At the end of 1958 Nev joined the London Polytechnic cycling club; this lasted until the end of his career, which was to come at the end of the 1960 season.
By March 1959 Nev and Karl Barton of Coventry were selected to take part in the Southern Games in Trinidad, and very successful it turned out too. Later in the season Nev was a member of the England team that visited East Germany, and at Leipzig in front of a crowd of 100,000 he broke the East German record for the 1,000-metre time trial, with a time of 1:11.5. 1960 was to be Nev’s final year as a successful cyclist, culminating with him winning the national five-mile grass track championship at Littleport.

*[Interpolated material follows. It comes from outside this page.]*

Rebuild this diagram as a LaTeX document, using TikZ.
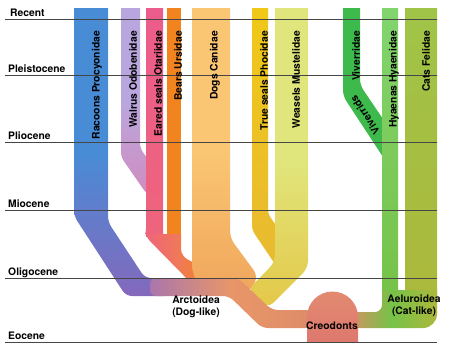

By now Nev had started his own roofing and construction business, and he put just as much effort into this as he had into his cycling. This also turned out to be another success. So his time and effort over the years has been consumed by his two major interests, cycling and his business. Nev made up a quartet of track cyclists from the Barton and Scunthorpe area who really made a name for themselves in the sport. Albert (Lal) White had won a silver medal in the team pursuit at the 1920 Antwerp Olympic Games; he also rode in the 1924 Paris games. Peter Brotherton, a multi national champion, had represented Great Britain at the 1956 Melbourne Olympic Games. Finally, there was Jack Tighe, a former national champion and international rider, and a very good friend of Nev’s, for many years. John Downing, a South Yorkshireman with a wealth of experience and success in the sport, said Nev Tong was the finest rider he ever saw or competed against on the grass tracks, and the only man he has ever seen winning a handicap from scratch (probably at Darlington). To this day Nev is the only Englishman ever to win the Commonwealth Gold medal in the cycling 1,000-metre time trial discipline. So it is no idle boast, Neville Tong is a true Lincolnshire cycling legend, and his success has certainly never changed his personality. Nev has now retired and lives in Scotter, with his wife Joan. They have two children and three grandchildren.